I'm currently working on deploying the Node-RED server on a Windows server, and I have some specific requirements to fulfill. Here's what I've done so far:
Installed Node-RED
Run 'npm run dev'
After these steps, I'm able to access the server thought localhost.
However, my goal is to integrate it with IIS (Internet Information Services). To achieve this, I added a "web.config" file pointing to "packages/node_modules/node-red/red.js" . But upon trying to access it, I encountered an error stating that it couldn't create the ".node-red" folder.
To solve this issue, I manually created the folder and its necessary files. However, now I'm encountering a new error: "Error: EPERM: operation not permitted, lstat 'C:\WINDOWS\system32\config\systemprofile.node-red\settings.js'".

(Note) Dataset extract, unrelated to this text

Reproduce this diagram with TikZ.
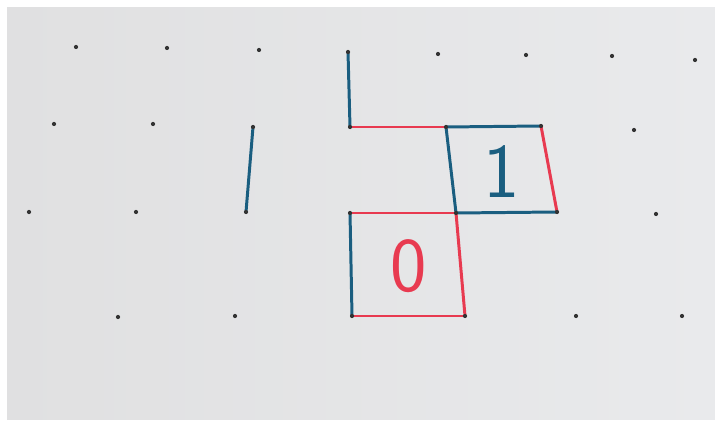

My question is, why is Node-RED attempting to create files in the "system32" directory? How can I set it to create these files in the root directory instead?
To take advantage of Windows native authentication (Active Directory or Azure Active Directory)
For the same reason why people want to use any proxy for micro-service architectures - efficiency and security.
Had you asked "why on earth would you want to use Windows for this", I'd have given a different answer
The correct way to do this is to use iisnode as the reverse proxy. This is how Microsoft themselves run node.js services on Azure.
Azure/iisnode: Hosting node.js applications in IIS on Windows (github.com)
tjanczuk/iisnode: Hosting node.js applications in IIS on Windows (github.com)
iisnode directly manages the node.js app - rather like how PM2 works but integrated to IIS. So it will restart the service if it fails, etc.